Exercise: State how many lines of the records contain the string "this", and give no other information.

-------------------------

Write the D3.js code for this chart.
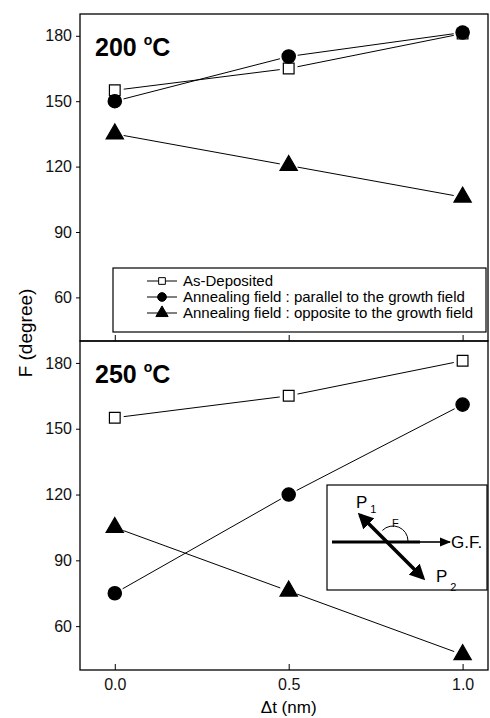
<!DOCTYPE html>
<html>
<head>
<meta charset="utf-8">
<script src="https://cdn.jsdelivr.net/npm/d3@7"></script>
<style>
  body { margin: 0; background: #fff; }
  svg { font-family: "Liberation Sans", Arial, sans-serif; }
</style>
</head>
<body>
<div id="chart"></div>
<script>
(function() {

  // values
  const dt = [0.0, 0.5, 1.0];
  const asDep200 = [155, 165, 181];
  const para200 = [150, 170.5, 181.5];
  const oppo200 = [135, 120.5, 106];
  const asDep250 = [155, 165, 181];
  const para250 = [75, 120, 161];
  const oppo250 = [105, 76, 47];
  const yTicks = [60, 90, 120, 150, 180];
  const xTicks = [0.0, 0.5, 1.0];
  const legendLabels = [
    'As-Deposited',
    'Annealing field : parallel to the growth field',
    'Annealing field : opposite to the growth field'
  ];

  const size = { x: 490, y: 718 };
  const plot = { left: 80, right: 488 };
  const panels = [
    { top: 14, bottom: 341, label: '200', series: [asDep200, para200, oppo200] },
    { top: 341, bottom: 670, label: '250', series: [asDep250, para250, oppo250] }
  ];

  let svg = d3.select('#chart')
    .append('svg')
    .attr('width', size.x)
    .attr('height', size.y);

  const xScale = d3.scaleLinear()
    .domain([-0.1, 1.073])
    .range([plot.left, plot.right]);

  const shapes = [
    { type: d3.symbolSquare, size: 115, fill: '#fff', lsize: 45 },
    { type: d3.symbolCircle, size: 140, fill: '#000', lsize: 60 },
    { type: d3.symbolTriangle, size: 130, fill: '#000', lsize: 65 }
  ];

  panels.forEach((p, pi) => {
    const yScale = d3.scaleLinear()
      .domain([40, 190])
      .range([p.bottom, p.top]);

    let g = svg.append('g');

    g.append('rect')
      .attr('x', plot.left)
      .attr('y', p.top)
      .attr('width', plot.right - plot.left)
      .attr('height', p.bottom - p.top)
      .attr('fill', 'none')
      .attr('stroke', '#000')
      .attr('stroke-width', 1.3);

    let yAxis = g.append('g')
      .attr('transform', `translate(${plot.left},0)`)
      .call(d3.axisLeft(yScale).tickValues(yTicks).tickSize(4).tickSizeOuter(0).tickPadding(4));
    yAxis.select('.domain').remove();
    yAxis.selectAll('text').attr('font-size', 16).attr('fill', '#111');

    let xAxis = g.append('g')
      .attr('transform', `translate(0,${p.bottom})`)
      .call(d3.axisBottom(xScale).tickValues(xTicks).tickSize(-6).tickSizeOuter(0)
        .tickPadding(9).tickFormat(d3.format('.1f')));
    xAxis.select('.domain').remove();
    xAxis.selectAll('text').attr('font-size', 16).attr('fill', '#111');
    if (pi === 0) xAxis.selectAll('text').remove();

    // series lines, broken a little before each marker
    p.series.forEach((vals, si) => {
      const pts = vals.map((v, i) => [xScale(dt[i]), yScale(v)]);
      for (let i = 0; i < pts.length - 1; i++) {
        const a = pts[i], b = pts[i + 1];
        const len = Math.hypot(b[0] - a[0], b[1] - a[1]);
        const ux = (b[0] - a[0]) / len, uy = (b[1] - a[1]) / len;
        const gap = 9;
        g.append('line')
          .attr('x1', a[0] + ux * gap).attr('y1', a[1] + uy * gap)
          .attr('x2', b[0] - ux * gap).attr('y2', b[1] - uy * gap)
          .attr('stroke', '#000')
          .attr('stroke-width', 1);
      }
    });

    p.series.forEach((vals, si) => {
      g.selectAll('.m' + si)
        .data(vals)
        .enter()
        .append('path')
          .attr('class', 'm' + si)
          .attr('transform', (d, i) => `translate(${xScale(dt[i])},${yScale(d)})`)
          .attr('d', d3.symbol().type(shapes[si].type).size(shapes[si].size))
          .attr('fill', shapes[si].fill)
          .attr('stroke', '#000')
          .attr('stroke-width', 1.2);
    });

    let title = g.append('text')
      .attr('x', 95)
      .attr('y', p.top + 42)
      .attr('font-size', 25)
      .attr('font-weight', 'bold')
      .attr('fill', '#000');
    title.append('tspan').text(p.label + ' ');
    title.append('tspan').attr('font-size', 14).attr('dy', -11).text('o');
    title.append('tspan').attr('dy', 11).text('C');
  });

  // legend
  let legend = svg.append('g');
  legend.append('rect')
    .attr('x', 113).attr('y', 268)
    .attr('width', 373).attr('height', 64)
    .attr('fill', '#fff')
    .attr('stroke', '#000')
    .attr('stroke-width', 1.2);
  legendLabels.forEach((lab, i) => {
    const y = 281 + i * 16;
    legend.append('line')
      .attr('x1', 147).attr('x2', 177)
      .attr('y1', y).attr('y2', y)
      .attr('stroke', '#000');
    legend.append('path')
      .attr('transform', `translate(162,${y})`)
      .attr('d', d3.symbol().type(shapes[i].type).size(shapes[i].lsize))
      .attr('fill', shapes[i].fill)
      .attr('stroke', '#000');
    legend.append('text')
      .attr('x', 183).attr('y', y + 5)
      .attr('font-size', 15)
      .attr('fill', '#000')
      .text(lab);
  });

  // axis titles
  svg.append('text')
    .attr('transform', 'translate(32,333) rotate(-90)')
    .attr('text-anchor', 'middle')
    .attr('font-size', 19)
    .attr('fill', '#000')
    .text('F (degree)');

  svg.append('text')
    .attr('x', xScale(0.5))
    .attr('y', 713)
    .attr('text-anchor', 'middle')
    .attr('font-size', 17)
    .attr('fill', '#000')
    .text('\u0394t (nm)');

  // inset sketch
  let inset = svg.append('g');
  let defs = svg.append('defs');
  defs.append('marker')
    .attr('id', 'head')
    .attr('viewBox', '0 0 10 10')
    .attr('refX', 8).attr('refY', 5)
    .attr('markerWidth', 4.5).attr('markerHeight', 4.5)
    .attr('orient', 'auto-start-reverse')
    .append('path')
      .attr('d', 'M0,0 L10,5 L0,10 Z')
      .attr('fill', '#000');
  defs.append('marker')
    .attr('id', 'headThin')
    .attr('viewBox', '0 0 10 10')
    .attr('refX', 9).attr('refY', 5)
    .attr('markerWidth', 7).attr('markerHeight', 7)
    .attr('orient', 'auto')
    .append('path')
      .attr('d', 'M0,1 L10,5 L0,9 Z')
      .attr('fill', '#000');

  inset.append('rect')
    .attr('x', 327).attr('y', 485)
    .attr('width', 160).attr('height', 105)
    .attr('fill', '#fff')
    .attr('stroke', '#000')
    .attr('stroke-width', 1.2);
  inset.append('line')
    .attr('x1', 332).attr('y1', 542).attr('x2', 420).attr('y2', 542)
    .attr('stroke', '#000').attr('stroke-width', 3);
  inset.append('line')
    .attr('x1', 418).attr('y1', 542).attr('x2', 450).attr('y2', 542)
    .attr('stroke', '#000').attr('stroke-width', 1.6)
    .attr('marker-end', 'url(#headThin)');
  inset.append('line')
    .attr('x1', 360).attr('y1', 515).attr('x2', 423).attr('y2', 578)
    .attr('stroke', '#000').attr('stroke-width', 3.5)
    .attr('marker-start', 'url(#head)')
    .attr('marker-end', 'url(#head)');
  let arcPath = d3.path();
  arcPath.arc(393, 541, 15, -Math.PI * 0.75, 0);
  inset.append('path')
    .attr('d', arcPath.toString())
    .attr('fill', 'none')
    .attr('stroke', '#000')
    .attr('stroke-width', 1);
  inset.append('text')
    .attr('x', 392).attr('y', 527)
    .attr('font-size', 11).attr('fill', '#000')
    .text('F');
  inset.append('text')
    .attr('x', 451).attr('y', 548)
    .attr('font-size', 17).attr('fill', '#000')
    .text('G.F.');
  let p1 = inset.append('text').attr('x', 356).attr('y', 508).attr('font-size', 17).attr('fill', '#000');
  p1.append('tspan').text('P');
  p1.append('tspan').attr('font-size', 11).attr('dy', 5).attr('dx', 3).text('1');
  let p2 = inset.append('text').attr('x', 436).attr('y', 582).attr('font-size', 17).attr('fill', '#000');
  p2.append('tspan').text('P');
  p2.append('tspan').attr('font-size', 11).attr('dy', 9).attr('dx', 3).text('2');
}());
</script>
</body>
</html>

-------------------------

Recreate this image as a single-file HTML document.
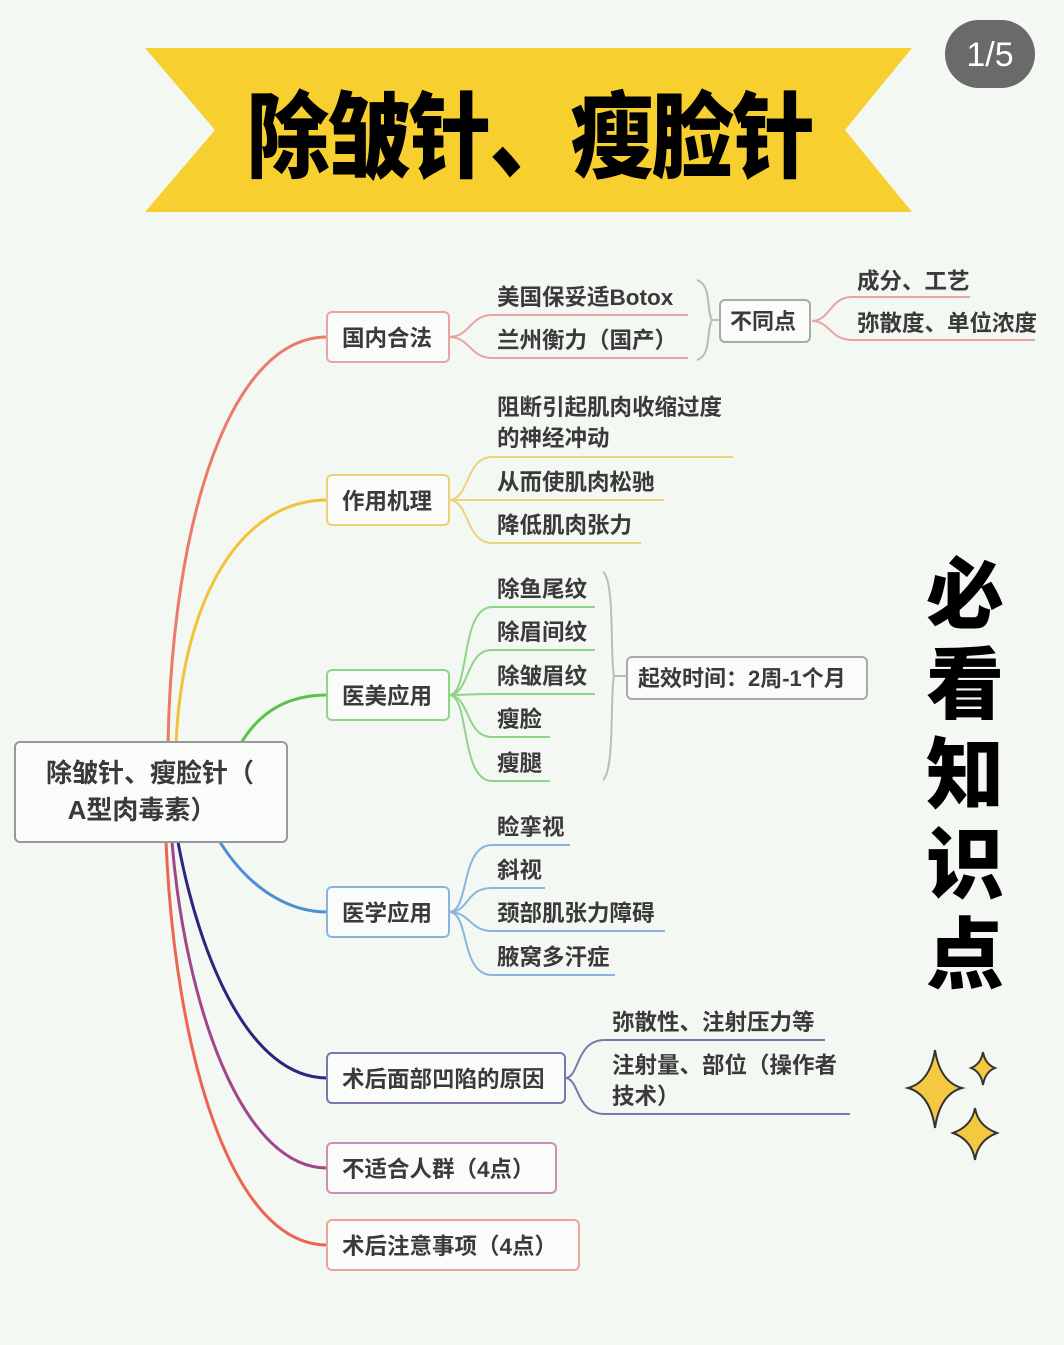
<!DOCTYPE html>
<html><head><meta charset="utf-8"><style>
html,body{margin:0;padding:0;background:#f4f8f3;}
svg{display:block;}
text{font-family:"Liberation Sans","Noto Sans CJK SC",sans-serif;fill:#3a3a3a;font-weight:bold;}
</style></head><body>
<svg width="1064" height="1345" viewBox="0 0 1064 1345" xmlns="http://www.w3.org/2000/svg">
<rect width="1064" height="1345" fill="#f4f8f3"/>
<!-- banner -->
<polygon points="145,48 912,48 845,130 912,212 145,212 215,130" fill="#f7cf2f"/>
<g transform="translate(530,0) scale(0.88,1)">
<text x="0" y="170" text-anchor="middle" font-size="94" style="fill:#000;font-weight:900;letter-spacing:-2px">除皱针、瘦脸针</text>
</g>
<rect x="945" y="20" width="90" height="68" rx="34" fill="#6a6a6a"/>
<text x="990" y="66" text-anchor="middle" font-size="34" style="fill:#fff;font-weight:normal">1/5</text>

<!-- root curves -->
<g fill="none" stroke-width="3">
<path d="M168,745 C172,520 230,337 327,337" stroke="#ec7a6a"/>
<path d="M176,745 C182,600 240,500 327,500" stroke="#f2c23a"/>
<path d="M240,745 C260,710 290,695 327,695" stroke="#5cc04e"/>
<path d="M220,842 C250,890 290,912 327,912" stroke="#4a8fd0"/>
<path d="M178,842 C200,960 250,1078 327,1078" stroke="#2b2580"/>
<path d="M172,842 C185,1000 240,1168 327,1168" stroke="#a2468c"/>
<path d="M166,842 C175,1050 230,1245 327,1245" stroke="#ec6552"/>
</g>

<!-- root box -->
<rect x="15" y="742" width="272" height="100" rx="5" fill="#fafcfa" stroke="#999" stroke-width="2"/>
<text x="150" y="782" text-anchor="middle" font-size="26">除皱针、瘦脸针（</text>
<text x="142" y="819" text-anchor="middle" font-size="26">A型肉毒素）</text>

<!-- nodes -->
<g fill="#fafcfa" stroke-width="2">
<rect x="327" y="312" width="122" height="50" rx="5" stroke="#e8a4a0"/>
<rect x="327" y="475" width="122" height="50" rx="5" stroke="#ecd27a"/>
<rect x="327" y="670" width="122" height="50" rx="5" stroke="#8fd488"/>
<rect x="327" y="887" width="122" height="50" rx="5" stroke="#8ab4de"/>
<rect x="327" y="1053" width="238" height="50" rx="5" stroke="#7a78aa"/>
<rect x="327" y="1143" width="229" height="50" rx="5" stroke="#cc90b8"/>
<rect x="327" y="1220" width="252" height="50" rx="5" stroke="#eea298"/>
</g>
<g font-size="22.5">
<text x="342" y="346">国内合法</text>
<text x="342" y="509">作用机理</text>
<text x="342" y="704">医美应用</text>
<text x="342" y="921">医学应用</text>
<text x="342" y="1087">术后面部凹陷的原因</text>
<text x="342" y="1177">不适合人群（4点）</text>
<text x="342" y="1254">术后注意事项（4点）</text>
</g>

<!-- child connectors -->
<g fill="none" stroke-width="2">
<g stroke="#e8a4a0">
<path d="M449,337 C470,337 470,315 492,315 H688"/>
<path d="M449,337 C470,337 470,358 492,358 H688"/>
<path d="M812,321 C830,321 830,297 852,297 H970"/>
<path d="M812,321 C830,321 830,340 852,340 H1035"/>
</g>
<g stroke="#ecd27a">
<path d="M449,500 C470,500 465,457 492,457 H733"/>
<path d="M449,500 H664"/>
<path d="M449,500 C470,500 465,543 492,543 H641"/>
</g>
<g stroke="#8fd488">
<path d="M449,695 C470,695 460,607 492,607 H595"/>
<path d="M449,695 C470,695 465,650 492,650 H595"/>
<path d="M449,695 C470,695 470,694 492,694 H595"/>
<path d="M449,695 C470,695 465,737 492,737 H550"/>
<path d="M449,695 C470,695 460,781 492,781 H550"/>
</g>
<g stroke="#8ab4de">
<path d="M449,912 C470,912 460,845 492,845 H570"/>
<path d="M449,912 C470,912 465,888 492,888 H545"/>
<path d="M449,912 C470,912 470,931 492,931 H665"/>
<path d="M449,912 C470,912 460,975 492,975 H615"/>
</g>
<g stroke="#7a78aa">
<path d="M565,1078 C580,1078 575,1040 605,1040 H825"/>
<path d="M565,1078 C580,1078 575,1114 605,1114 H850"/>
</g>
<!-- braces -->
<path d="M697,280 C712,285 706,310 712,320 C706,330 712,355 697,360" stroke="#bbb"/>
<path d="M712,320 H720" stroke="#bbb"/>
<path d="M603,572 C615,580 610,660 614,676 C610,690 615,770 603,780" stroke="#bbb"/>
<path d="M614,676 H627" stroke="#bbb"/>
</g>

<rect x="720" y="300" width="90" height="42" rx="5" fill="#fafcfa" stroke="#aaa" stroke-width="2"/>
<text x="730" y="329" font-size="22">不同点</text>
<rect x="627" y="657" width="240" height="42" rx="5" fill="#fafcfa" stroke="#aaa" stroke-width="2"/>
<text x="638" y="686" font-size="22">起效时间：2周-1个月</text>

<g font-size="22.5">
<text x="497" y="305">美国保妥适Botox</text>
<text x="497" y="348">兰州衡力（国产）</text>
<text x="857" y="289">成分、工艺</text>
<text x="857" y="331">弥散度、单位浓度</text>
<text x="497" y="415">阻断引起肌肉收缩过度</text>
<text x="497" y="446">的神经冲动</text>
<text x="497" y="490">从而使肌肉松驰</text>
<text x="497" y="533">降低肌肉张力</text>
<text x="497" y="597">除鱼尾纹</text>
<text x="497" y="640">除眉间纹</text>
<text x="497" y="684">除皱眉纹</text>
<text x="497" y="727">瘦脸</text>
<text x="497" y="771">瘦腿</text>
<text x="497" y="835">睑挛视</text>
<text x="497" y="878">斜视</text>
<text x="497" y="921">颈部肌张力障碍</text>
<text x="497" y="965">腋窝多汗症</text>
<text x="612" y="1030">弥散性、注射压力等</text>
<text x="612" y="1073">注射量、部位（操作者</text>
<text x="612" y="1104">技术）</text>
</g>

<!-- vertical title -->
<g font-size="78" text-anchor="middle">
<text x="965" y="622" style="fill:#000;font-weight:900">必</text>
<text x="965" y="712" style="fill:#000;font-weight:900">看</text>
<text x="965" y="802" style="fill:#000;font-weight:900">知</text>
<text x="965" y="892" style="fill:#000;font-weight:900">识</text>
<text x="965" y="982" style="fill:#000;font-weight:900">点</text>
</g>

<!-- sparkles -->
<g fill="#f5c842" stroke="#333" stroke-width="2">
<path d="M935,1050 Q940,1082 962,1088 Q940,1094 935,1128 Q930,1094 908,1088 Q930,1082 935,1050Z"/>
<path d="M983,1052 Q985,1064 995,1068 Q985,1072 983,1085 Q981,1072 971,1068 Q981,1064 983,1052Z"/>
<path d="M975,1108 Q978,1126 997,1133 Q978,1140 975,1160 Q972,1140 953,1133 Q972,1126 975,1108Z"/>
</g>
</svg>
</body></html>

-------------------------

Solution to the problem: 2